Use case examples for Cohort Analysis.
Suppose that you want to analyze how users who install your app engage with it over time. Do they install it and never use it? Do they use it for a while, then fall away? Or do they remain engaged over time?
You can create a six-month Cohort Analysis:
Granularity: Monthly, from January 2015 through June 2015.
Inclusion metric: App Installs.
Return metric: Sessions or Launches
Visitors do not count as
engaged in subsequent months unless they are having a session or at least launching the app. Cohort Analysis would then show you patterns in usage where
App Install always occurs on Month 0. You might notice that usage dips in Month 2, regardless of when users installed the app. (For those who installed the app in January 2015, Month 2 is March 2015. For those who installed the app in February 2015, Month 2 is April 2015, and so on.) This analysis allows you send an email or a push message to all users during the second month after they install the app to remind them to use the app.

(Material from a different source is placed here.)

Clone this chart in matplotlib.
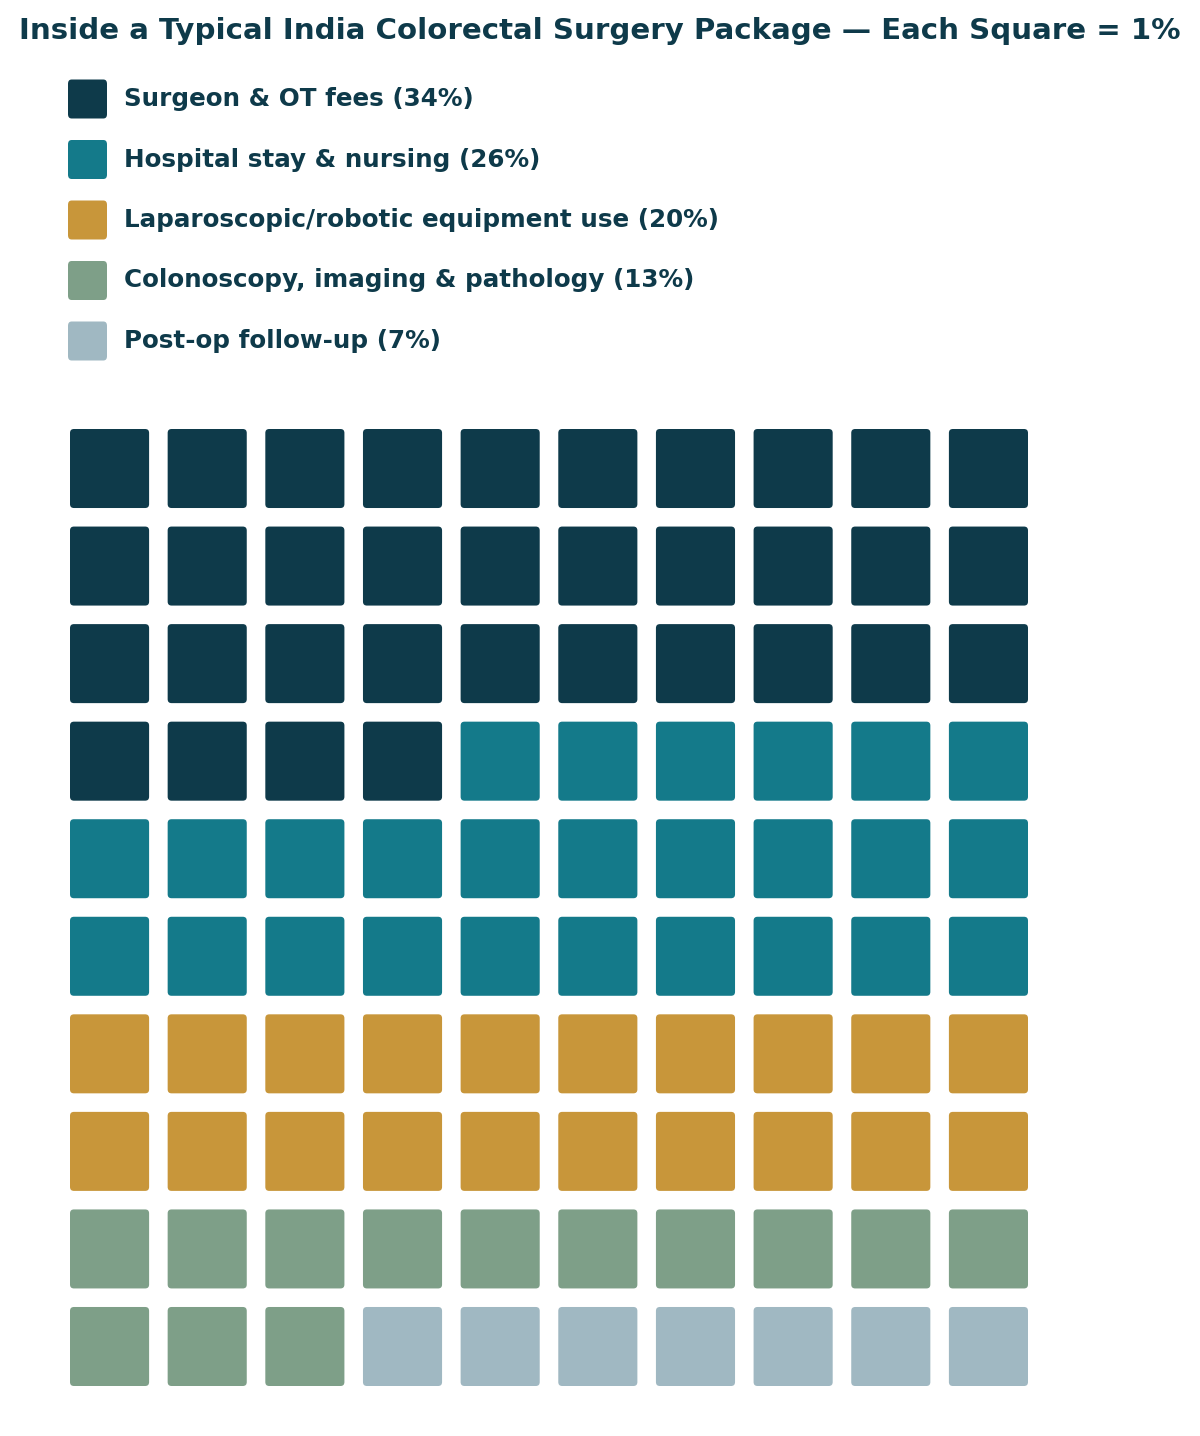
import matplotlib.pyplot as plt
from matplotlib.patches import FancyBboxPatch

# cost breakdown, percent of package
categories = ['Surgeon & OT fees', 'Hospital stay & nursing',
              'Laparoscopic/robotic equipment use',
              'Colonoscopy, imaging & pathology', 'Post-op follow-up']
shares = [34, 26, 20, 13, 7]
colors = ['#0e3a4a', '#147a8a', '#c8963a', '#7e9f88', '#a0b8c2']
text_color = '#0e3a4a'

n_cols = 10
n_rows = 10
cell = 0.81  # square size relative to grid pitch

fig = plt.figure(figsize=(12, 14.36), dpi=100)
fig.patch.set_facecolor('white')

fig.text(0.5, 1 - 31 / 1436, 'Inside a Typical India Colorectal Surgery Package \u2014 Each Square = 1%',
         ha='center', va='center', fontsize=21.1, fontweight='bold', color=text_color)

# legend
for i, (cat, pct, col) in enumerate(zip(categories, shares, colors)):
    yc = 1 - (99 + i * 60.5) / 1436
    h = 39 / 1436
    w = 39 / 1200
    fig.patches.append(FancyBboxPatch((68 / 1200, yc - h / 2), w, h,
                                      boxstyle='round,pad=0,rounding_size=0.003',
                                      transform=fig.transFigure, facecolor=col,
                                      edgecolor='none'))
    fig.text(124 / 1200, yc, f'{cat} ({pct}%)', ha='left', va='center',
             fontsize=17.75, fontweight='bold', color=text_color)

# waffle grid
ax = fig.add_axes([70 / 1200, 50 / 1436, 958 / 1200, 957 / 1436])
ax.set_xlim(0, n_cols - 1 + cell)
ax.set_ylim(0, n_rows - 1 + cell)
ax.axis('off')

cell_colors = []
for pct, col in zip(shares, colors):
    cell_colors += [col] * pct

for k, col in enumerate(cell_colors):
    r, c = divmod(k, n_cols)
    ax.add_patch(FancyBboxPatch((c, n_rows - 1 - r), cell, cell,
                                boxstyle='round,pad=0,rounding_size=0.04',
                                facecolor=col, edgecolor='none'))

fig.savefig('out.png', dpi=100, facecolor='white')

You work at Adobe.com and offer a free Creative Cloud subscription. The goal is for users to upgrade from the free version to the 30-day trial version or, ultimately, the paid version.
Inclusion metric: Download Link
Return metric: Purchase Paid Creative Cloud
Using this Cohort Analysis, you could see, for example, that anywhere between 8% and 10% of free Creative Cloud users upgrade in the first month after installation, regardless of when they installed. 12-15% upgrade in the second month of use. After that, upgrading significantly drops off: 4-5% in month three, 3-4% in month four, and 1-2% in month five.

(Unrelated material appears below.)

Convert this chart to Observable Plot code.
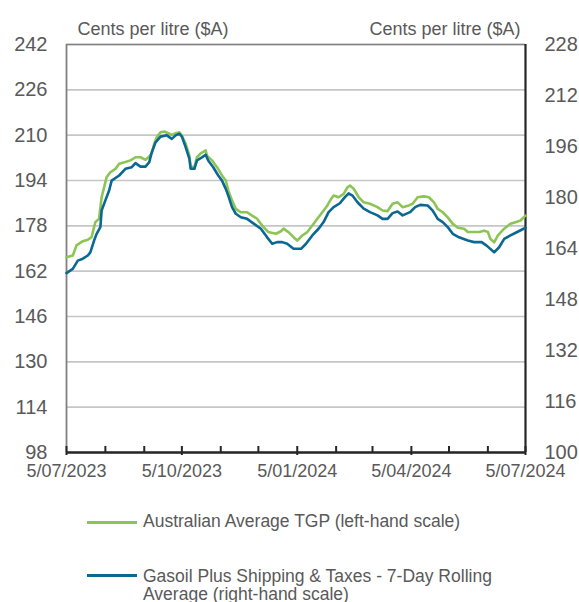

Recognizing that you need to not lose potential customers in month three, you set up an email campaign designed to go out in the middle of month three to a sample of users, offering a $50 coupon to users who have not yet upgraded.
Check back with your cohort analysis report a few months later. For cohorts formed after the launch of the campaign, conversion to paid Creative Cloud subscriptions in month three has risen from 4-5% to 13-14%, resulting in hundreds of thousands of dollars per cohort, for every monthly cohort that hits month three from that point forward.

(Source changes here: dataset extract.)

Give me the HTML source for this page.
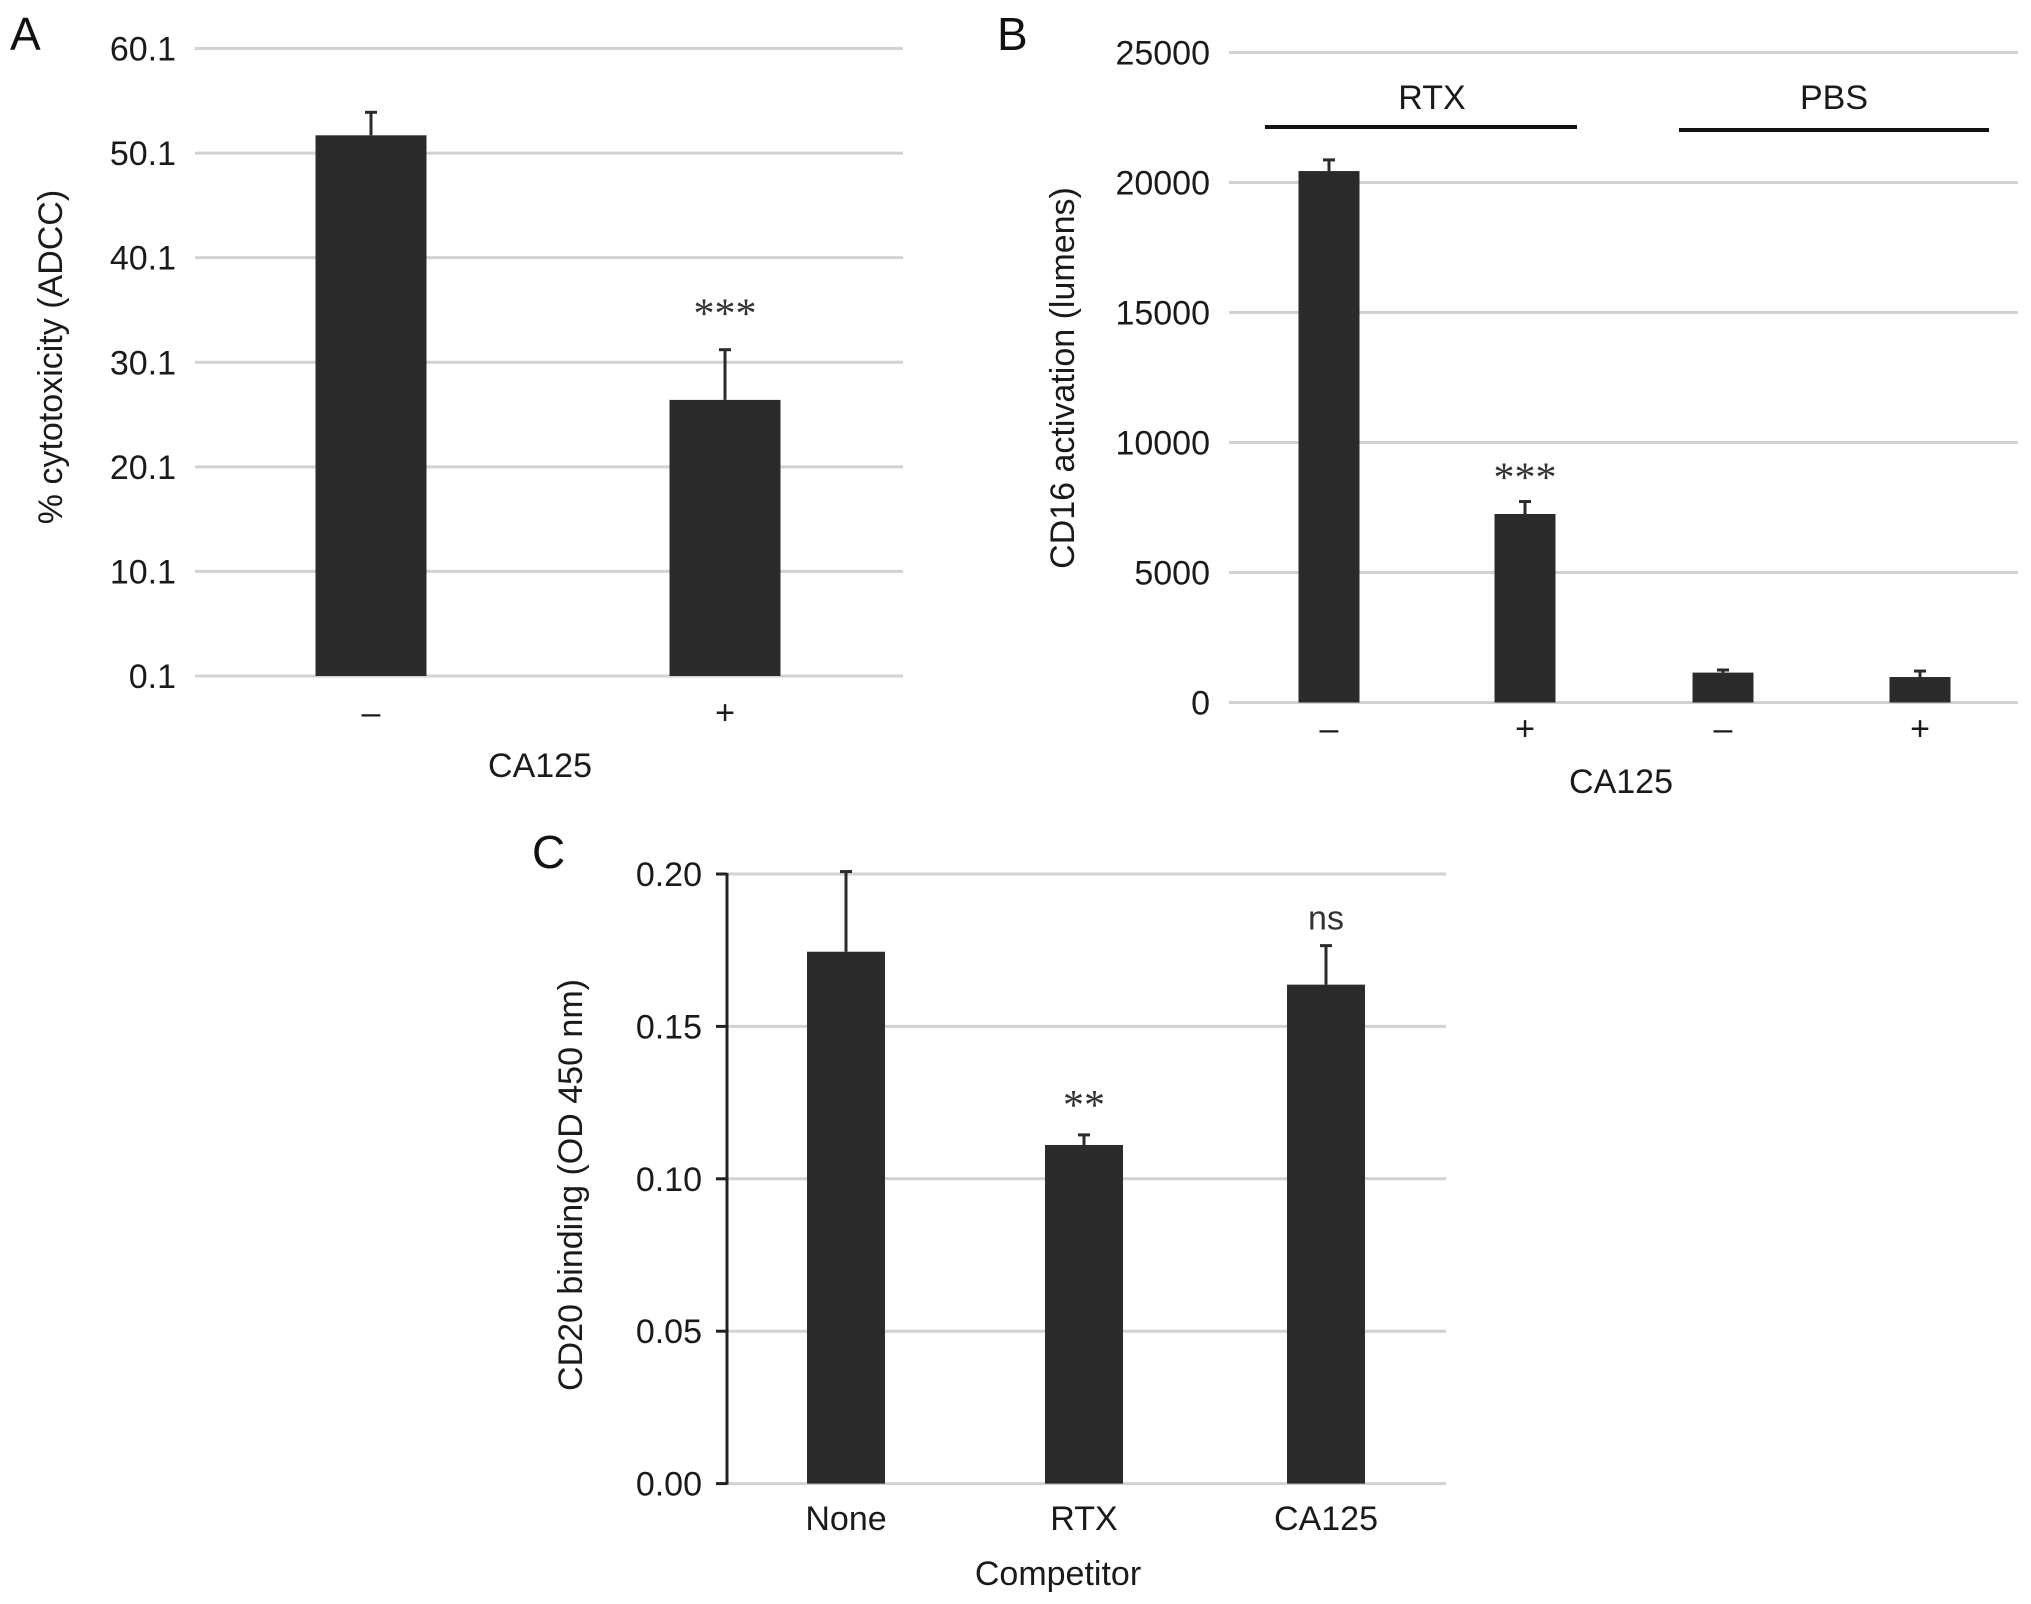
<!DOCTYPE html>
<html><head><meta charset="utf-8"><style>
html,body{margin:0;padding:0;background:#fff;}
svg{display:block;font-family:"Liberation Sans",Arial,sans-serif;}
</style></head><body>
<svg id="fig" width="2031" height="1604" viewBox="0 0 2031 1604" xmlns="http://www.w3.org/2000/svg">
<rect width="2031" height="1604" fill="#fff"/>
<g id="pa"></g>
<g id="pb"></g>
<g id="pc"></g>
</svg>
<script>
// Panel A data
const aCategories = ["–", "+"];
const aValues = [51.8, 26.5];
const aErrors = [2.2, 4.8];
const aTicks = [0.1, 10.1, 20.1, 30.1, 40.1, 50.1, 60.1];
const aTickLabels = ["0.1", "10.1", "20.1", "30.1", "40.1", "50.1", "60.1"];
const aStars = ["", "***"];
// Panel B data
const bCategories = ["–", "+", "–", "+"];
const bValues = [20440, 7250, 1150, 980];
const bErrors = [430, 480, 100, 230];
const bTicks = [0, 5000, 10000, 15000, 20000, 25000];
const bTickLabels = ["0", "5000", "10000", "15000", "20000", "25000"];
const bStars = ["", "***", "", ""];
// Panel C data
const cCategories = ["None", "RTX", "CA125"];
const cValues = [0.1745, 0.1111, 0.1637];
const cErrors = [0.0263, 0.0033, 0.0128];
const cTicks = [0, 0.05, 0.10, 0.15, 0.20];
const cTickLabels = ["0.00", "0.05", "0.10", "0.15", "0.20"];
const cStars = ["", "**", "ns"];

const NS = "http://www.w3.org/2000/svg";
function mk(parent, tag, attrs, text){
  const e = document.createElementNS(NS, tag);
  for (const k in attrs) e.setAttribute(k, attrs[k]);
  if (text !== undefined) e.textContent = text;
  parent.appendChild(e);
  return e;
}
function panel(g, cfg){
  const y = v => cfg.y0 - (v - cfg.vmin) / (cfg.vmax - cfg.vmin) * (cfg.y0 - cfg.y1);
  cfg.ticks.forEach((t, i) => {
    const gl = mk(g, "line", {x1: cfg.gx0, x2: cfg.gx1, y1: y(t), y2: y(t), stroke: "#d2d2d2", "stroke-width": 3});
    
    
    const tl = mk(g, "text", {x: cfg.labelRight, y: y(t) + 12, "text-anchor": "end", "font-size": 34, fill: "#1a1a1a"}, cfg.tickLabels[i]);
    
    
    if (cfg.axis) {
      const tk = mk(g, "line", {x1: cfg.axis - 11, x2: cfg.axis, y1: y(t), y2: y(t), stroke: "#222", "stroke-width": 3});
      
      
    }
  });
  if (cfg.axis) {
    const ax = mk(g, "line", {x1: cfg.axis, x2: cfg.axis, y1: y(cfg.vmax) - 1, y2: y(cfg.vmin) + 1, stroke: "#222", "stroke-width": 3});
    
    
  }
  cfg.values.forEach((v, i) => {
    const cx = cfg.cx[i], w = cfg.bw;
    const top = y(v), et = y(v + cfg.errors[i]);
    const eb = mk(g, "line", {x1: cx, x2: cx, y1: et, y2: top, stroke: "#2b2b2b", "stroke-width": 3});
    
    
    const ec = mk(g, "line", {x1: cx - 6, x2: cx + 6, y1: et, y2: et, stroke: "#2b2b2b", "stroke-width": 3});
    
    
    const r = mk(g, "rect", {x: cx - w / 2, y: top, width: w, height: y(cfg.vmin) - top, fill: "#2b2b2b"});
    
    
    const xl = mk(g, "text", {x: cx, y: cfg.xLabelY, "text-anchor": "middle", "font-size": 34, fill: "#1a1a1a"}, cfg.cats[i]);
    
    
    if (cfg.stars[i]) {
      const isNs = cfg.stars[i] === "ns";
      const s = mk(g, "text", {x: cx, y: et - cfg.starGap, "text-anchor": "middle", "font-size": isNs ? 34 : 42, fill: "#333", "font-family": isNs ? "Liberation Sans, sans-serif" : "Liberation Serif, serif"}, cfg.stars[i]);
      
      
    }
  });
}
const pa = document.getElementById("pa"), pb = document.getElementById("pb"), pc = document.getElementById("pc");
panel(pa, {vmin: 0.1, vmax: 60.1, y0: 676, y1: 48.5, gx0: 195, gx1: 903, labelRight: 176,
  ticks: aTicks, tickLabels: aTickLabels, values: aValues, errors: aErrors, cats: aCategories,
  cx: [371, 725], bw: 111, xLabelY: 724, stars: aStars, starGap: 22});
panel(pb, {vmin: 0, vmax: 25000, y0: 702.5, y1: 52.5, gx0: 1229, gx1: 2018, labelRight: 1210,
  ticks: bTicks, tickLabels: bTickLabels, values: bValues, errors: bErrors, cats: bCategories,
  cx: [1329, 1525, 1723, 1920], bw: 61, xLabelY: 740, stars: bStars, starGap: 10});
panel(pc, {vmin: 0, vmax: 0.20, y0: 1483.6, y1: 874, gx0: 727, gx1: 1446, labelRight: 702, axis: 727,
  ticks: cTicks, tickLabels: cTickLabels, values: cValues, errors: cErrors, cats: cCategories,
  cx: [846, 1084, 1326], bw: 78, xLabelY: 1530, stars: cStars, starGap: 16});
</script>
<svg style="position:absolute;left:0;top:0" width="2031" height="1604" xmlns="http://www.w3.org/2000/svg" font-family="Liberation Sans, Arial, sans-serif">
  <text x="10" y="50" font-size="46" fill="#111">A</text>
  <text transform="translate(62,357) rotate(-90)" text-anchor="middle" font-size="34" fill="#1a1a1a">% cytotoxicity (ADCC)</text>
  <text x="540" y="777" text-anchor="middle" font-size="34" fill="#1a1a1a">CA125</text>

  <text x="997" y="50" font-size="46" fill="#111">B</text>
  <text transform="translate(1074,378) rotate(-90)" text-anchor="middle" font-size="34" fill="#1a1a1a">CD16 activation (lumens)</text>
  <text x="1621" y="793" text-anchor="middle" font-size="34" fill="#1a1a1a">CA125</text>
  <text x="1432" y="109" text-anchor="middle" font-size="34" fill="#1a1a1a">RTX</text>
  <line x1="1265" x2="1577" y1="127" y2="127" stroke="#111" stroke-width="4"/>
  <text x="1834" y="109" text-anchor="middle" font-size="34" fill="#1a1a1a">PBS</text>
  <line x1="1679" x2="1989" y1="130" y2="130" stroke="#111" stroke-width="4"/>

  <text x="532" y="868" font-size="46" fill="#111">C</text>
  <text transform="translate(582,1185) rotate(-90)" text-anchor="middle" font-size="34" fill="#1a1a1a">CD20 binding (OD 450 nm)</text>
  <text x="1058" y="1585" text-anchor="middle" font-size="34" fill="#1a1a1a">Competitor</text>
</svg>
</body></html>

A major hotel chain targets multiple customer groups for promotions and tracks against performance. In order to identify the best groups of user cohorts to target, they want to create very specific cohort groups. Using the augmented Inclusion and Return Criteria within Cohort Tables, they are able to define just the right cohort groupings with multiple metrics and filters to identify underperforming customers groups in order to target them with promotions and deals to increase bookings.
A large insurance company drives a lot of customer engagement through the use of its mobile app. However, as new features are added to their app, it is critical that their customers upgrade to the latest app version. They can analyze and compare all of their app versions side-by-side using Custom Dimension Cohort to see which customers on which app version to target. Additionally, they can track both retention and churn to see if specific app versions are driving customers away from using the app over time. Through mobile messaging efforts, they can re-engage with these users to get them to upgrade to the latest version to take advantage of their latest features.
A multinational media company uses targeted campaigns to drive users to their various platforms to drive engagement. Ad spend per platform is based off customer engagement and retention; therefore, successful campaigns are critical to the success of their business. They use our new Custom Dimension Cohort feature in Cohort Tables to compare various campaigns side-by-side to identify which campaigns are most effective at acquiring and retaining users to increase engagement. They can then identify which aspects make a campaign successful and apply it to other campaigns to increase engagement across their various platform.
A large apparel retailer has many specific customer filters that drive large portions of revenue for their business. Each filter has specific products designed and created with the filter in mind. With each product launch, they want to know how the new product has boosted sales to various cohorts over time. Using the new Latency Table setting in Cohort Analysis, they are able to analyze a given customer filter’s pre-launch and post-launch behavior and revenue. Using this information, they can identify which products are driving new revenue and which are not gaining traction with customers.
A major airline derives the majority of their success and revenue from repeat and loyal customers. In many cases, their loyal travelers comprise the majority of their revenue and retaining those customers is critical to their long-term success. Identifying their most loyal and consistent customers can often be difficult. However, using the new Rolling Calculation setting in Cohort Analysis, they were able to analyze loyal customer filters and find out which travelers were repeat purchasers month-over-month. They were then able to target these travelers with rewards and perks for their loyalty. Additionally, by switching the Cohort type from retention to churn, they were also able to identify which customers were not repeat purchasers month-over-month and target those filters with promotions in order to re-engage with them and ensure they remain loyal customers in the future.